I saw wide areas planted to “Kalabasa” because farmers heard of the story of the young farmer who was able to buy a pick up truck from out of his 75 tons of “Kalabasa” bought at P30 per kilo.
Now, some farmers opted not to harvest their “Kalabasa” anymore because the buying price of traders dropped to P2 per kilo and this has to be delivered to the highway where 10-wheeler Wing Van will bring the farmers produce to the Visayas for a hefty profit of at least P15 per kilo.
Is this Free Market at work?
No, it is the age-old exploitation of the Filipino farmers who until today had not been safeguarded by government simply because policy makers refuse to understand that agricultural marketing in the Philippines is difficult in a country of over 7,000 islands.
The “Kalabasa” which is being bought from farmers in Alamada for onlyP2 per kilo, sells for over P20 in provinces in the Visayas but given the difficulty and expense of shipping the product to these provinces, farmers are at the mercy of traders and middlemen.
Hindi ko alam kung kailan maiintindihan o pakinggan ng ating mga policy makers ang matagal ko nang inu-ulit-ulit na mungkahi or if ever they will listen at all, but I will keep on submitting this solution again and again that government should facilitate the marketing of basic food supplies because:
1. The Philippines is a Geographically Fragmented country with food production areas separated by vast bodies of water from the main markets. Hindi uubra ang “Laissez-faire” or a market free from government intervention because of this reality;
2. Government must draw up a National Food Supply and Demand Map identifying the basic food needs of Filipinos, the volume required monthly and the areas where food could be produced in huge quantity and where the areas where the supply is needed;
3. Government must establish a national food consolidation and marketing agency like the Food Terminal Inc., a government-owned and controlled corporation under the National Food Authority (NFA), which would engage Farmers and Fishermen’s through a growership or supply agreement of the basic food commodities needed by the Filipino families;
4. The same agency, NFA-FTI, should open Farmers & Fishermen’s Outlets in the urban centers where consumers, especially minimum wage earners and poor families, could buy fresh food products at prices just a notch higher than the farm-gate price;
5. The NFA-FTI could also serve as an export marketing agency of the government to ensure that excess production of farmers and fishermen would find a good and profitable market abroad.

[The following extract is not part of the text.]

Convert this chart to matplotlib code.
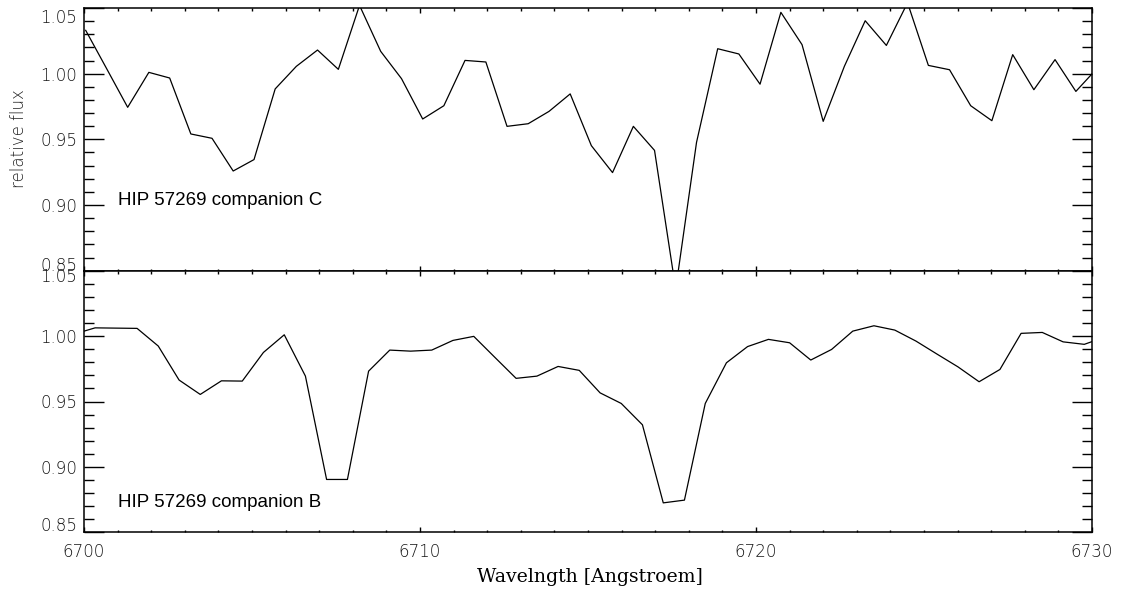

This concept, which had already been implemented through working models like the DA Tienda, the MinDA Tienda and other similar marketing initiatives, will not only stabilize food prices but will also motivate farmers and fishermen to produce more because they have a ready market with a guaranteed price.
This will provide more jobs, boost the rural economy, provide poor urban families access to affordable and fresh food and also generate a modest income for FTI.
The Kadiwa Program would not work because it does not have link with the producers and it does not have an institutionalized system.
To all those who oppose this proposal claiming that this is government intervention and interference in the Free-Market System, I dare them to go to the countryside to see the suffering of our farmers and fishermen who had long been lured and victimized by the modern-day Pied Pipers, the unscrupulous traders and middlemen.
I also urge them to go to the wet markets in Metro Manila and the big cities to see for themselves, how the working masses buy fish or meat at 1/4 kilo simply because their wages are no longer at par with the prices of food.
Enough of the heartless “Free-Market” policies.
Maawa naman kayo sa mga Pobreng Pilipino!